▶ _What to work on_
Repeat the lines exactly from the line that contains "Clone this chart in matplotlib." through the line that contains "plt.rcParams['font.family'] = ['Open"; leave images out and add nothing.

>>>

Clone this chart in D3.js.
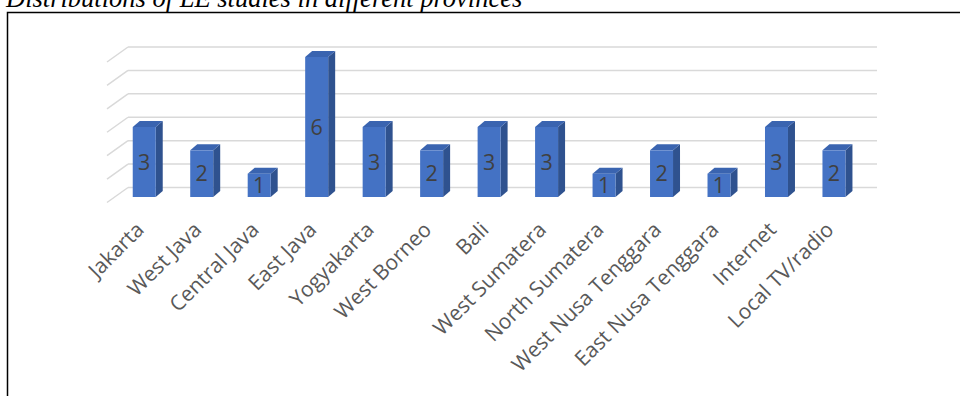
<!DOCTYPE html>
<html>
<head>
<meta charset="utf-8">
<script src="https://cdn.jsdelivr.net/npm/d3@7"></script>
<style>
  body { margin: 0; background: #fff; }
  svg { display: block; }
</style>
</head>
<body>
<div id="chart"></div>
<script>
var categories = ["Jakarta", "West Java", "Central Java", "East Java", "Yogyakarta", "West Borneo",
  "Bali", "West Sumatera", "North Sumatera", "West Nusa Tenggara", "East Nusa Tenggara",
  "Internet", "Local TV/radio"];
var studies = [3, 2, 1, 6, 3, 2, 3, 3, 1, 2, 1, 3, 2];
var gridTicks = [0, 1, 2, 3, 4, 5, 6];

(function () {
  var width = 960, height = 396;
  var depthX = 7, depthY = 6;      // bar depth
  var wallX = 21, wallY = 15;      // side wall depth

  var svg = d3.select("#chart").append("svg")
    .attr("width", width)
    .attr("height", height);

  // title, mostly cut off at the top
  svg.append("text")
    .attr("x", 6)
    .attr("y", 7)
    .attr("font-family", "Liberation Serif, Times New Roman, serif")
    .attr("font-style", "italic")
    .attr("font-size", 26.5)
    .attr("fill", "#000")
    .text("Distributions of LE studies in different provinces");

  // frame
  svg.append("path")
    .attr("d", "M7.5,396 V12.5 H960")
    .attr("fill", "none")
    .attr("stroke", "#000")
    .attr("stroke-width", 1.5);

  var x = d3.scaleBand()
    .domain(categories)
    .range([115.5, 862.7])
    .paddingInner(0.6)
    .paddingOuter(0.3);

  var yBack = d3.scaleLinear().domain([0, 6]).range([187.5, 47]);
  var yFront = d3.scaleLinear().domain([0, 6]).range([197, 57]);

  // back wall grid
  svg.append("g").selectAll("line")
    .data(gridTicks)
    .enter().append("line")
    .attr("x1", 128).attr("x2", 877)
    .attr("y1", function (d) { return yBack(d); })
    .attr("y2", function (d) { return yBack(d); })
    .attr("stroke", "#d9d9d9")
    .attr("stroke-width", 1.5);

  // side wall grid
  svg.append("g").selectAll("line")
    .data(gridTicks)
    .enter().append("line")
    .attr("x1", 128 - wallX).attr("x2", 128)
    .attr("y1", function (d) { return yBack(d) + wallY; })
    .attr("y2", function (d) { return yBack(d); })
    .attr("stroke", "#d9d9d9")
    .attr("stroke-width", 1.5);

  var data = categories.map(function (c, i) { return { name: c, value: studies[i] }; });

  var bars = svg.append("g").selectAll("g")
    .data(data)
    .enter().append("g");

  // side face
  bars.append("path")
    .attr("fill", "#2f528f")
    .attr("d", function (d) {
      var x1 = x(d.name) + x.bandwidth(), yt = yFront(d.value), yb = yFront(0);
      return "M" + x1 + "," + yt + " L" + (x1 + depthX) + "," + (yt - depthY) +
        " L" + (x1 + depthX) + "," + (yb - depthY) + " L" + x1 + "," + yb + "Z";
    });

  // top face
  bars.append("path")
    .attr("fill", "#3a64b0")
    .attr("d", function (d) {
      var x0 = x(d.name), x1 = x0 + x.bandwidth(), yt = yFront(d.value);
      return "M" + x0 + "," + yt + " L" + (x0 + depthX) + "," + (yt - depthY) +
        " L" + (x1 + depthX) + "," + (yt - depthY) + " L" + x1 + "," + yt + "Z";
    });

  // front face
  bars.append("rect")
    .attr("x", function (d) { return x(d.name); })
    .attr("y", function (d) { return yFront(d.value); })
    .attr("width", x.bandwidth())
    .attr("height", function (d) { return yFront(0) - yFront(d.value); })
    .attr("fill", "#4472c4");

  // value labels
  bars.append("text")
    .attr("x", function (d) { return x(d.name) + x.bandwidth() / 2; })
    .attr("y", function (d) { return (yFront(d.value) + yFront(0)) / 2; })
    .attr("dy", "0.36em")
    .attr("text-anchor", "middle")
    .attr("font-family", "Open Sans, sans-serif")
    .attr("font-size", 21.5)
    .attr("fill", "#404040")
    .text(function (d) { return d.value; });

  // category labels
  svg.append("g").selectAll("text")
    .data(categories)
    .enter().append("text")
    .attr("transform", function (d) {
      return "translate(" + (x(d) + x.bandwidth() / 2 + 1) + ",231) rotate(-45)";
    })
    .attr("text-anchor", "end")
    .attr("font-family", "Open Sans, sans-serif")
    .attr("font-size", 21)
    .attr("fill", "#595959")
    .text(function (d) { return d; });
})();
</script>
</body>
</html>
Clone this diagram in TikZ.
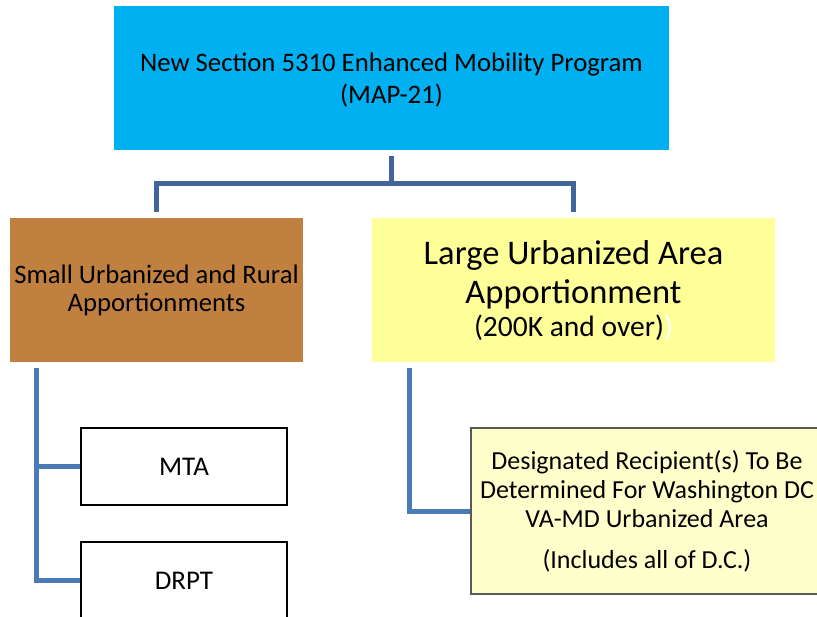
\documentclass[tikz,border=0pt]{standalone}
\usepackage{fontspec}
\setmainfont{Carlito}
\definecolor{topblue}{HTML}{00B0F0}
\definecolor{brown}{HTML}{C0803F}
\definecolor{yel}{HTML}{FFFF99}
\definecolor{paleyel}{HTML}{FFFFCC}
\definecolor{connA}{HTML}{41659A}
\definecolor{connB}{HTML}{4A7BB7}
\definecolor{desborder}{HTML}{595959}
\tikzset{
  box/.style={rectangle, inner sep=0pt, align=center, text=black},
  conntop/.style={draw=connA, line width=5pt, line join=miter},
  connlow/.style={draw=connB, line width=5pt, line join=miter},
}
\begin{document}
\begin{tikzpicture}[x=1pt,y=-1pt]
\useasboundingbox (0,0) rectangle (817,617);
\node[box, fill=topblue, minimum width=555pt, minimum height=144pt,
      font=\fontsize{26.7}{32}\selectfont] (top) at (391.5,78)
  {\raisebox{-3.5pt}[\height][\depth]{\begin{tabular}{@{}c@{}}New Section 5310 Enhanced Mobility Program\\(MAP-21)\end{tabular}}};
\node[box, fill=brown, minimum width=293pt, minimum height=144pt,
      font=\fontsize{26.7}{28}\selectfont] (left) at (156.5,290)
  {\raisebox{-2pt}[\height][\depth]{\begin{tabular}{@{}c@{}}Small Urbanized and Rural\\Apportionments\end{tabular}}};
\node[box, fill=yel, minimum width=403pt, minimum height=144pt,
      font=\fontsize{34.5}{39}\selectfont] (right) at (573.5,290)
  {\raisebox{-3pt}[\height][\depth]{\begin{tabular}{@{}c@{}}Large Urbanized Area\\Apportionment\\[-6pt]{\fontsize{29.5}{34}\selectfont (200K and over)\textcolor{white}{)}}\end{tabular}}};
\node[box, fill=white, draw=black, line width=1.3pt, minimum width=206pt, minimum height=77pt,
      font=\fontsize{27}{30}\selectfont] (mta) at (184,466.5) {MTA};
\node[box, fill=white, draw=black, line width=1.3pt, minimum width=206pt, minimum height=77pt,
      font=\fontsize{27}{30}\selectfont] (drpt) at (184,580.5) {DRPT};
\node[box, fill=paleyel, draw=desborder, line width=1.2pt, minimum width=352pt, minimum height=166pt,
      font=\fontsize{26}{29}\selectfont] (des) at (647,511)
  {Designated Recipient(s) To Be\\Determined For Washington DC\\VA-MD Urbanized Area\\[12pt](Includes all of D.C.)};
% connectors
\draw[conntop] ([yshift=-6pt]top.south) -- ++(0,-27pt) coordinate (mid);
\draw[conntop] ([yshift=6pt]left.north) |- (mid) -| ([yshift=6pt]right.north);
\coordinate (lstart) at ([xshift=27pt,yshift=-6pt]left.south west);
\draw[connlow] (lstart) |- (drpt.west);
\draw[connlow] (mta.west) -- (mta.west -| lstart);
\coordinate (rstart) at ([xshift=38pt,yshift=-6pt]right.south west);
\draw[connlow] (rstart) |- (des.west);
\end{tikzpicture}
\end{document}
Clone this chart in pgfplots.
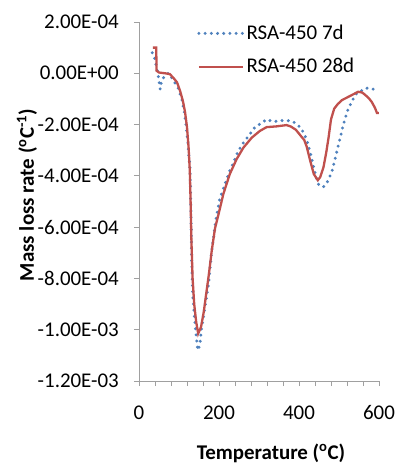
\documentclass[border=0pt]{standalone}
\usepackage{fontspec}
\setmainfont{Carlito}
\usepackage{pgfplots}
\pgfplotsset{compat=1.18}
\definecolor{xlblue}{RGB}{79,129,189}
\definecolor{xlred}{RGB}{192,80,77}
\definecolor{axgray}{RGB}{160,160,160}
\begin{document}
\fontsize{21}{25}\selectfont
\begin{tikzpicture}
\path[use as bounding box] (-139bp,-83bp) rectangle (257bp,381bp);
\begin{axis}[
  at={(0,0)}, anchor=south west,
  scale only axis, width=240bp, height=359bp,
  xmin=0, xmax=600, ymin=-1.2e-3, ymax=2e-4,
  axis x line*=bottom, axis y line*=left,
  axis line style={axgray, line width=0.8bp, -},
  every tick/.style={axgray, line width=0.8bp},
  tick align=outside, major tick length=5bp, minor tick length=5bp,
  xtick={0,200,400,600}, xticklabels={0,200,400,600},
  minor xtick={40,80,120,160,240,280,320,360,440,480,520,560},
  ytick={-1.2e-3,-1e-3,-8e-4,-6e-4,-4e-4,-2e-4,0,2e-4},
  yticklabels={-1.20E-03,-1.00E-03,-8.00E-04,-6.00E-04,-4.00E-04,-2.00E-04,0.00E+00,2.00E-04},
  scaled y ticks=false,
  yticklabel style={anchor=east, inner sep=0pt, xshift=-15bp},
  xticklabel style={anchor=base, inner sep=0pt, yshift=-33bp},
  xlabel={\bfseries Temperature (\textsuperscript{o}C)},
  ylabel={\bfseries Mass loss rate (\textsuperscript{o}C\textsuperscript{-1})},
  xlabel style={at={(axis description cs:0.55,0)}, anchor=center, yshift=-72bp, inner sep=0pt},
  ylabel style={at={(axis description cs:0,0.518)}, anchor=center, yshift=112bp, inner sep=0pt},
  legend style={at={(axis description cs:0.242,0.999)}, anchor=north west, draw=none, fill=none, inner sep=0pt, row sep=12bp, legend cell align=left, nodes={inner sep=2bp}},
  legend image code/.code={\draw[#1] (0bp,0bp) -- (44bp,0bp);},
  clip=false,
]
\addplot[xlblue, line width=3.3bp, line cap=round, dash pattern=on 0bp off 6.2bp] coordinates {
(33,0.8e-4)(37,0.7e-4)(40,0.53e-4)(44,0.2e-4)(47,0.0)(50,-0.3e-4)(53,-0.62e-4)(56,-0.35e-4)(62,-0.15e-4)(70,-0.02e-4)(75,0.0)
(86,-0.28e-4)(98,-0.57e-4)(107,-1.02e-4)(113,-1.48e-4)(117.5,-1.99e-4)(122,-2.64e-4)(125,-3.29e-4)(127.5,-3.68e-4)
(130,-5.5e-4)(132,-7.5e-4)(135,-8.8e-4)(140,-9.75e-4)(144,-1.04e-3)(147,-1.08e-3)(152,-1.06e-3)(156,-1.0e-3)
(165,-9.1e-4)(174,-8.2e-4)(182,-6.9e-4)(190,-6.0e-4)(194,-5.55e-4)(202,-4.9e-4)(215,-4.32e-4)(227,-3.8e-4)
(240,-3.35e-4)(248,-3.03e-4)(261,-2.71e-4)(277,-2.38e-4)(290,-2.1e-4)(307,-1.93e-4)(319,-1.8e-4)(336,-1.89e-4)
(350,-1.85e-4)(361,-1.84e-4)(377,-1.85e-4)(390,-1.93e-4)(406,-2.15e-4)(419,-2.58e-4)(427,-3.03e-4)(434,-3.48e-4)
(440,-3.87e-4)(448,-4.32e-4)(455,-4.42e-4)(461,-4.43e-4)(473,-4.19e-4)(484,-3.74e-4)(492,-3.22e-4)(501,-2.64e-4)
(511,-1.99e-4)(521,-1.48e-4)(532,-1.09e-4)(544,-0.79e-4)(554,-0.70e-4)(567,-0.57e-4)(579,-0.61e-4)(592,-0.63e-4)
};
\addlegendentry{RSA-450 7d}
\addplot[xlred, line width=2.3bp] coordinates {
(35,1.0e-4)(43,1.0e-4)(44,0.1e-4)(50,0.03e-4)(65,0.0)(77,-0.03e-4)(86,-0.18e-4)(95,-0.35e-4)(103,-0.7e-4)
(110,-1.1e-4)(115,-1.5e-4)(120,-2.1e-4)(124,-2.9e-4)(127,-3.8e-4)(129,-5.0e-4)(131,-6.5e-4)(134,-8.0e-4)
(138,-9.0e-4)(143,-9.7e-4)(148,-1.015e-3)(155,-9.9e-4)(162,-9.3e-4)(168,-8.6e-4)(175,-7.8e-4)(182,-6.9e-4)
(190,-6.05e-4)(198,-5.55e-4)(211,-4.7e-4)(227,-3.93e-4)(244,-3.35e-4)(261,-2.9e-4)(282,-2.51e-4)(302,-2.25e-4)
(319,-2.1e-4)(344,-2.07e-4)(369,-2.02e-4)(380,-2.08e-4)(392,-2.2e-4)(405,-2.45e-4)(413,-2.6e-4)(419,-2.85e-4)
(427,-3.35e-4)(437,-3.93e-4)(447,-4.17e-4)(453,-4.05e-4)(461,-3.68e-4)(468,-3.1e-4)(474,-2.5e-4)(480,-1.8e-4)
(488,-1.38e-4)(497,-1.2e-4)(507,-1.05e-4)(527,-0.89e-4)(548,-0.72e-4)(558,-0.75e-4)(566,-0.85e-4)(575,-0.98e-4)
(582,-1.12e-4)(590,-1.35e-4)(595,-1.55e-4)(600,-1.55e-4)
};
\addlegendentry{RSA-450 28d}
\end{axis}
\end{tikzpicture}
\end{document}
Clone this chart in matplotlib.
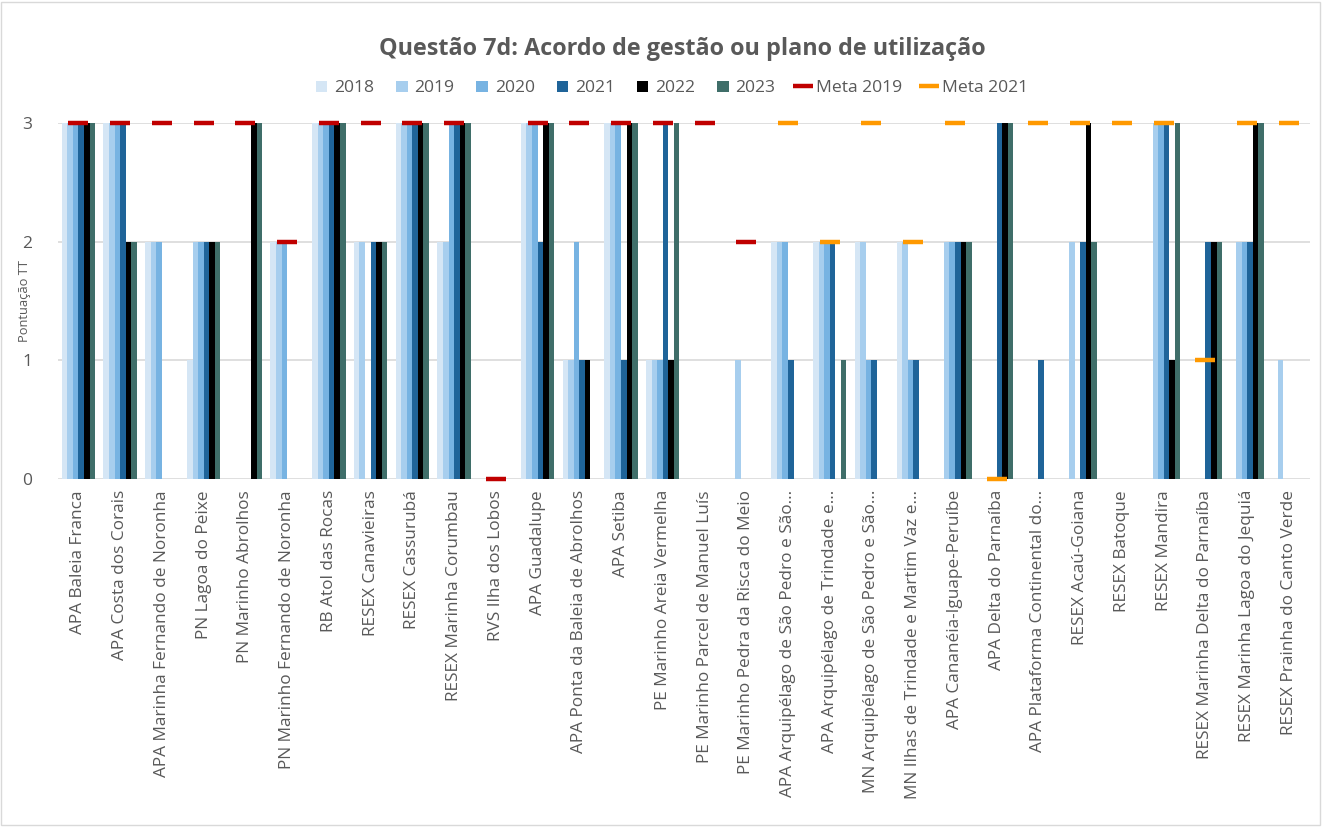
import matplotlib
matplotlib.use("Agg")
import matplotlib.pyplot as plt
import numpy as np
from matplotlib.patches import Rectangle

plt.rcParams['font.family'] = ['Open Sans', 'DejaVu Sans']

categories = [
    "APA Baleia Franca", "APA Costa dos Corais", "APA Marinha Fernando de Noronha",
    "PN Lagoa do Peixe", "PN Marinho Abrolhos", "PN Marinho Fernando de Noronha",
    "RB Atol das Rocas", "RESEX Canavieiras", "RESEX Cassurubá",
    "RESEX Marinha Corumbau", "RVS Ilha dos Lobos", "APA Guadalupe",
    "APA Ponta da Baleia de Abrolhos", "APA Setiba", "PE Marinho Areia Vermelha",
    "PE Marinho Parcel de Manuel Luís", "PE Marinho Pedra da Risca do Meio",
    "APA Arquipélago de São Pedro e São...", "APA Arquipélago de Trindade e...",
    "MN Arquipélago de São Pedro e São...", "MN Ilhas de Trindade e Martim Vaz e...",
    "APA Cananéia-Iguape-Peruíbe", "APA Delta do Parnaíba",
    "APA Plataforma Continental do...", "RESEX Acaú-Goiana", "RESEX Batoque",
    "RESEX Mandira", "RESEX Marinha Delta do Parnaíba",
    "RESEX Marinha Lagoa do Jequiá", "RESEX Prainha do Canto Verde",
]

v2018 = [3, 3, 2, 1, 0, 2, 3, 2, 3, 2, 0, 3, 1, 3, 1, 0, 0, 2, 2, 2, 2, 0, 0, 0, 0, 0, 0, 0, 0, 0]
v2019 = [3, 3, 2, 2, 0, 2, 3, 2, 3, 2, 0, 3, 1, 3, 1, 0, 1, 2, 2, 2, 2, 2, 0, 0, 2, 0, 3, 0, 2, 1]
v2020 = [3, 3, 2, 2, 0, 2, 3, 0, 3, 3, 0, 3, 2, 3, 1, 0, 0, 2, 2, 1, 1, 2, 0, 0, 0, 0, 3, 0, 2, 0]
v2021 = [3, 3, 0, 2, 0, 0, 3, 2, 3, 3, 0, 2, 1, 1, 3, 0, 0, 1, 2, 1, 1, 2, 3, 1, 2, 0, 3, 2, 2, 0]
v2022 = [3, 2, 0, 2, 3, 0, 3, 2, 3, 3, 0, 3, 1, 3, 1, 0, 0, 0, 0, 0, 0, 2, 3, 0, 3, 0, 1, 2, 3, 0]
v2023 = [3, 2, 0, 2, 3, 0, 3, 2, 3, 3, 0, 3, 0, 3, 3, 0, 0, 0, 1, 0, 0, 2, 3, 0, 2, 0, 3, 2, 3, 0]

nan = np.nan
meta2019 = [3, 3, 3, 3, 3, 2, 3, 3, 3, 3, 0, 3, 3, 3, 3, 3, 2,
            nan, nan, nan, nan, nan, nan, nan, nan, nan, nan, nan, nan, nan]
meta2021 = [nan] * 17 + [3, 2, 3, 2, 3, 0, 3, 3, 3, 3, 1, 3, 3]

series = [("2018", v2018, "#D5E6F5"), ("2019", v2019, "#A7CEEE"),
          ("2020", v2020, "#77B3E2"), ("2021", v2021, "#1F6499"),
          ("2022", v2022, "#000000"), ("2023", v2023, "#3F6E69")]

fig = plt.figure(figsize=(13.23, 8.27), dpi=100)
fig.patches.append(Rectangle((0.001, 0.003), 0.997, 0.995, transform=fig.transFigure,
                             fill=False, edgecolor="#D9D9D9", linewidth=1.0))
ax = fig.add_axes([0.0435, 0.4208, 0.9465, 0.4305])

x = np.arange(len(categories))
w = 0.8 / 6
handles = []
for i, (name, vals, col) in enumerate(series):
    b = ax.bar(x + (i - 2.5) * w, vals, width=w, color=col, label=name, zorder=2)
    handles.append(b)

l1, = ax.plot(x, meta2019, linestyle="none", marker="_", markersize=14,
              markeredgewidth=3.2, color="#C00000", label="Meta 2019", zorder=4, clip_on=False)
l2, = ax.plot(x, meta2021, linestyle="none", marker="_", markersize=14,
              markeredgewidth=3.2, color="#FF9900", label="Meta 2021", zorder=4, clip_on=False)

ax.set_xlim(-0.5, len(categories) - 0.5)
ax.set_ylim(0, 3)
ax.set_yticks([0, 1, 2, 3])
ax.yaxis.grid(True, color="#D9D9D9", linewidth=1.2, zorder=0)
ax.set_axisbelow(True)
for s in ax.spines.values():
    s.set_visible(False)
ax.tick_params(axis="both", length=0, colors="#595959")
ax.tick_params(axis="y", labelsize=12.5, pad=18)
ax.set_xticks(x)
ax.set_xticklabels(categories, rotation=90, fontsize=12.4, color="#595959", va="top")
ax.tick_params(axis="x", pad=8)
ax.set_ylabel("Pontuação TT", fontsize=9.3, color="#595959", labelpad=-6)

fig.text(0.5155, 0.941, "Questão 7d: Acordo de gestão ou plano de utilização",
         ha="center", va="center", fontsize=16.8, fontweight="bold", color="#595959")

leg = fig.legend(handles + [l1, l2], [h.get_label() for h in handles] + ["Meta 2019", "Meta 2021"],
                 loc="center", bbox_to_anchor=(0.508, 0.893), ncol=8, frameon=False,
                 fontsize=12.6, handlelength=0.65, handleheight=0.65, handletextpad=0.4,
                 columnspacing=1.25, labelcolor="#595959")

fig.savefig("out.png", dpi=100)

<<<

▶ _Written response_
Clone this chart in matplotlib.
import matplotlib
matplotlib.use("Agg")
import matplotlib.pyplot as plt
import numpy as np
from matplotlib.patches import Rectangle

plt.rcParams['font.family'] = ['Open Sans', 'DejaVu Sans']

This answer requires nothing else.